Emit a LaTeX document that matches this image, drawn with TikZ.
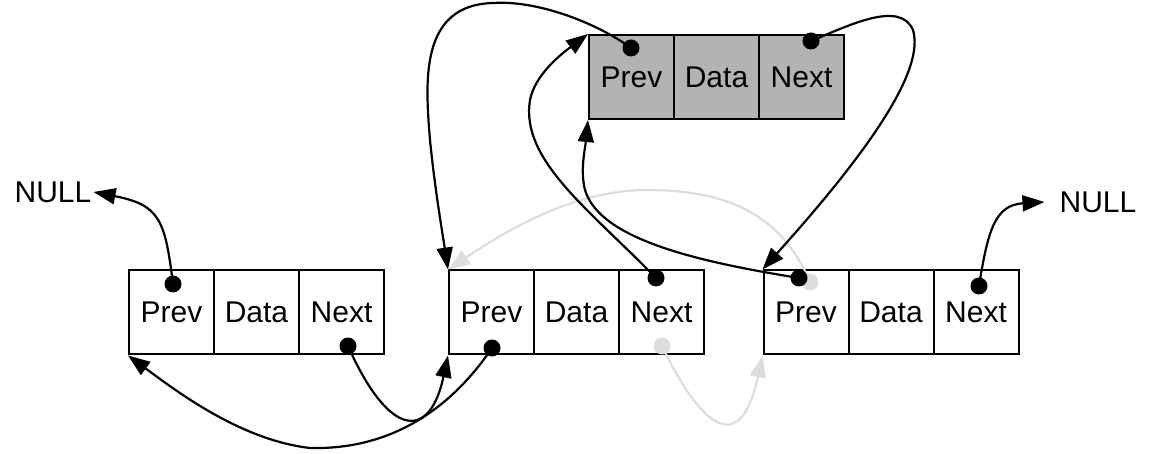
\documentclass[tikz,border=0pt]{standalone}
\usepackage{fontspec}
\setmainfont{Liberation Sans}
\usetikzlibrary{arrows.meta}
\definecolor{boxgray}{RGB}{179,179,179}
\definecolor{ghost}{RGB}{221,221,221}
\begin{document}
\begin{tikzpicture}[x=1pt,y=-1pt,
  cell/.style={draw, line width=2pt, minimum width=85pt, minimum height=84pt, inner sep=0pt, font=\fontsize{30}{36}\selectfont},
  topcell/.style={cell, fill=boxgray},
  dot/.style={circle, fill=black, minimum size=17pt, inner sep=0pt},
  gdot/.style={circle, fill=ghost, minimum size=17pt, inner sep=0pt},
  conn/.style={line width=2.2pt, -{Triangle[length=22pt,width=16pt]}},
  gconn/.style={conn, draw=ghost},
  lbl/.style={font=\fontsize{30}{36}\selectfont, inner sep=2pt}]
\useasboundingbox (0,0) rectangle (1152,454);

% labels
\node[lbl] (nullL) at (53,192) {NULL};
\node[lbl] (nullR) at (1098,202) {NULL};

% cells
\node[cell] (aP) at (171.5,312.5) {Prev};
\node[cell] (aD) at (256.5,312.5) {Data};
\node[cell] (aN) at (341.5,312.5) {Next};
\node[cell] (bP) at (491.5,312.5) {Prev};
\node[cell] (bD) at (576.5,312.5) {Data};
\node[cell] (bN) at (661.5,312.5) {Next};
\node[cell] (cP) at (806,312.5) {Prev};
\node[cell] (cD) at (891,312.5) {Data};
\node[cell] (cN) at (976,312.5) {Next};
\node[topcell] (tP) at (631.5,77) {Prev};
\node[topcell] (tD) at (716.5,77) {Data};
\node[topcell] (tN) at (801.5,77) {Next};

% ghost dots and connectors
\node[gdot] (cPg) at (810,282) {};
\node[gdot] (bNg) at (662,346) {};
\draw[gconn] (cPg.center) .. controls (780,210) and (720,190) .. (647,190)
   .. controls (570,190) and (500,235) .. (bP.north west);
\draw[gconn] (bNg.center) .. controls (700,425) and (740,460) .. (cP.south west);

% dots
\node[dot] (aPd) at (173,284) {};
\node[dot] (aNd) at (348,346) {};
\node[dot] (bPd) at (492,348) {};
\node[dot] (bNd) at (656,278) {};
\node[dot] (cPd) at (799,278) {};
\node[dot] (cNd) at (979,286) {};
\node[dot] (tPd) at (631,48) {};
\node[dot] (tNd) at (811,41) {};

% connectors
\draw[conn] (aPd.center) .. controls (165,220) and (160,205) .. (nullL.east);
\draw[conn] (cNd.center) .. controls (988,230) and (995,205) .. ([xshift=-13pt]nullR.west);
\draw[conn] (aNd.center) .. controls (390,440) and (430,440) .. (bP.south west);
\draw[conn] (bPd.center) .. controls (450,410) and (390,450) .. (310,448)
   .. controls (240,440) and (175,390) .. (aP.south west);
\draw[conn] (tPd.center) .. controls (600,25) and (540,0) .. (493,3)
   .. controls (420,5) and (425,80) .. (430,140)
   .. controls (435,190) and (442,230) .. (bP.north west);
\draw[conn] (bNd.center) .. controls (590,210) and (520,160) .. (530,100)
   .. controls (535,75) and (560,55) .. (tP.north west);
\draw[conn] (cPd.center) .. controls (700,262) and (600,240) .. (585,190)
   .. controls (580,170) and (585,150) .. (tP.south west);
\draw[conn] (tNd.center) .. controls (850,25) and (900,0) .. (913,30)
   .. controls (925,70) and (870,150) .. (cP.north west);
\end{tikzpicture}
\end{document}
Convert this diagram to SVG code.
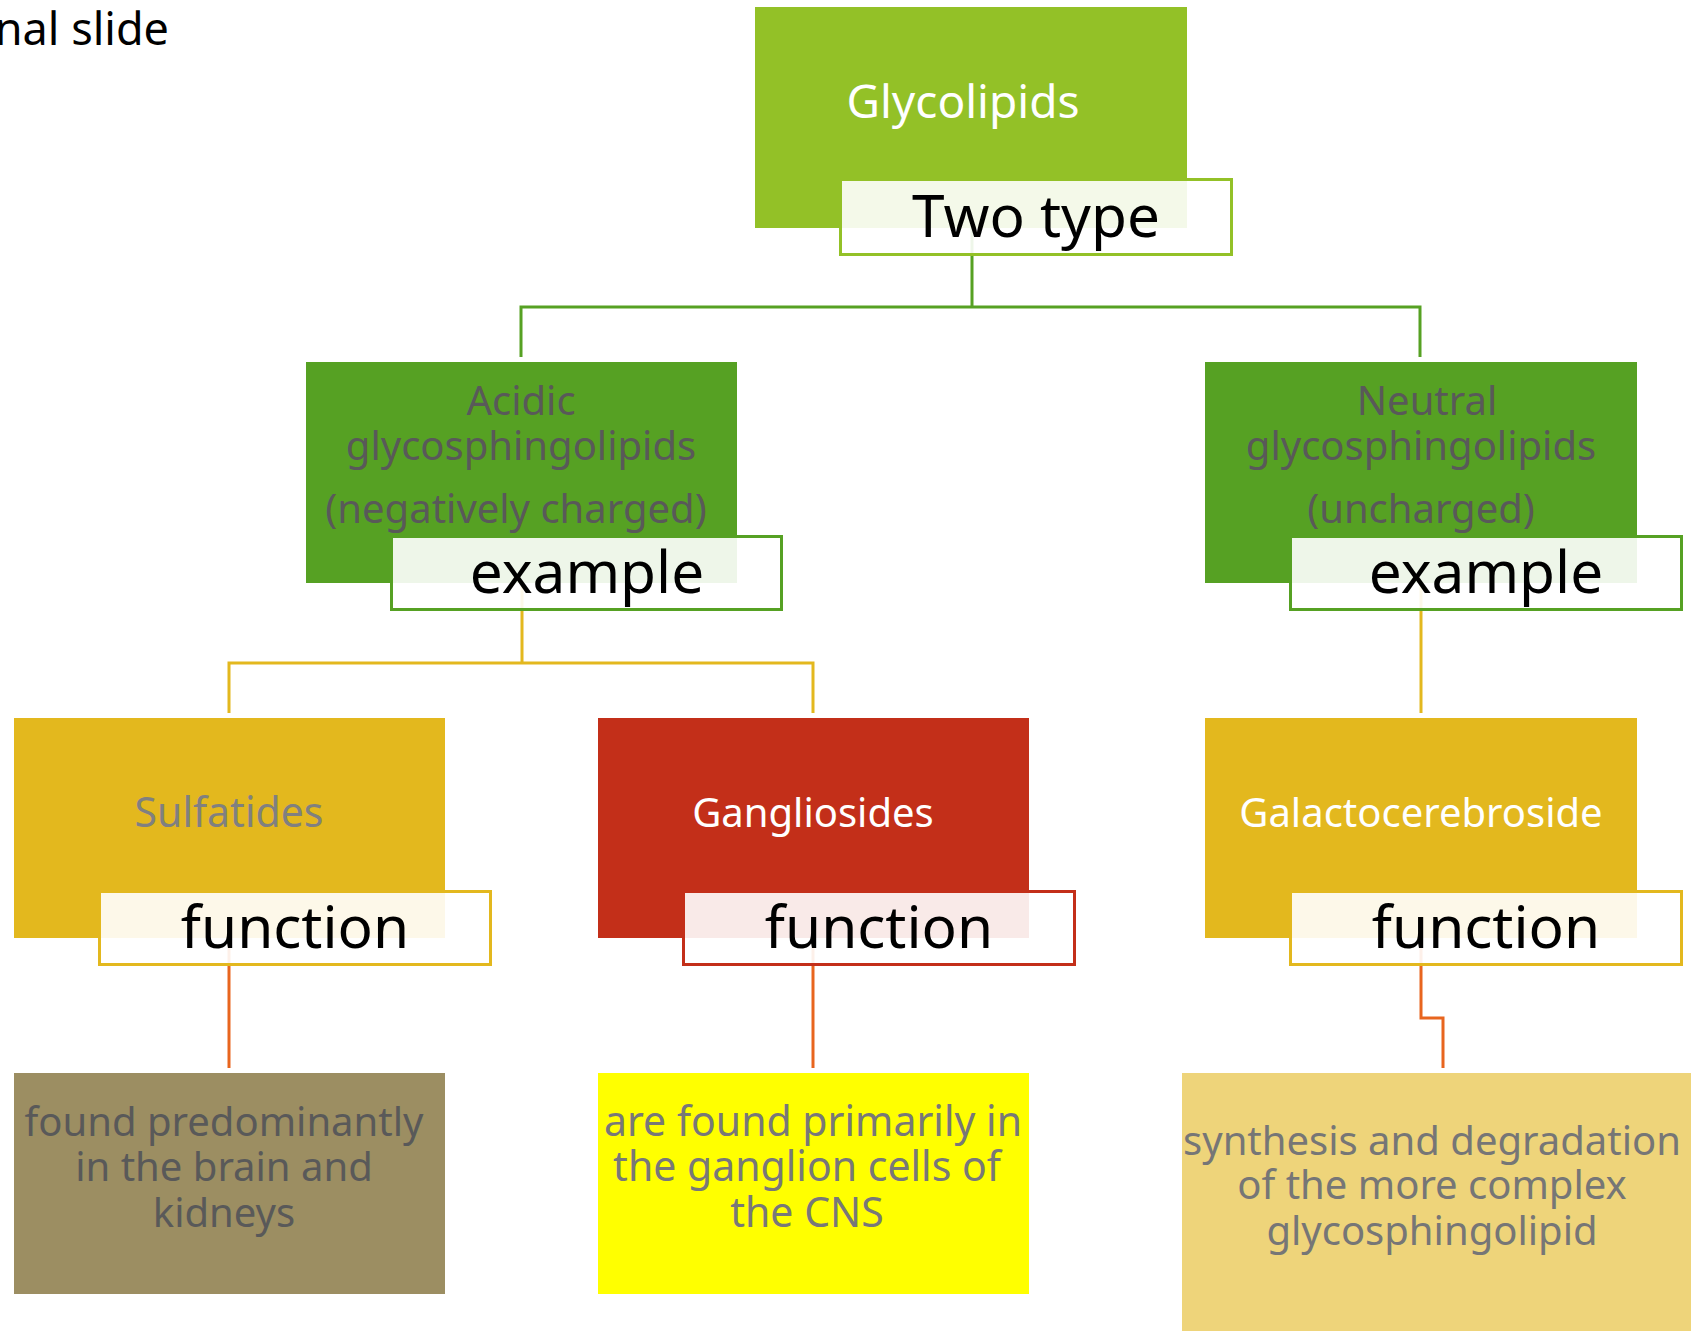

━━━━━━

• [Request] Repeat, with no pictures, each line from the beginning of the data through the line containing "(0,0) rectangle (1152,454);", inclusive.

• [Response below]
Emit a LaTeX document that matches this image, drawn with TikZ.
\documentclass[tikz,border=0pt]{standalone}
\usepackage{fontspec}
\setmainfont{Liberation Sans}
\usetikzlibrary{arrows.meta}
\definecolor{boxgray}{RGB}{179,179,179}
\definecolor{ghost}{RGB}{221,221,221}
\begin{document}
\begin{tikzpicture}[x=1pt,y=-1pt,
  cell/.style={draw, line width=2pt, minimum width=85pt, minimum height=84pt, inner sep=0pt, font=\fontsize{30}{36}\selectfont},
  topcell/.style={cell, fill=boxgray},
  dot/.style={circle, fill=black, minimum size=17pt, inner sep=0pt},
  gdot/.style={circle, fill=ghost, minimum size=17pt, inner sep=0pt},
  conn/.style={line width=2.2pt, -{Triangle[length=22pt,width=16pt]}},
  gconn/.style={conn, draw=ghost},
  lbl/.style={font=\fontsize{30}{36}\selectfont, inner sep=2pt}]
\useasboundingbox (0,0) rectangle (1152,454);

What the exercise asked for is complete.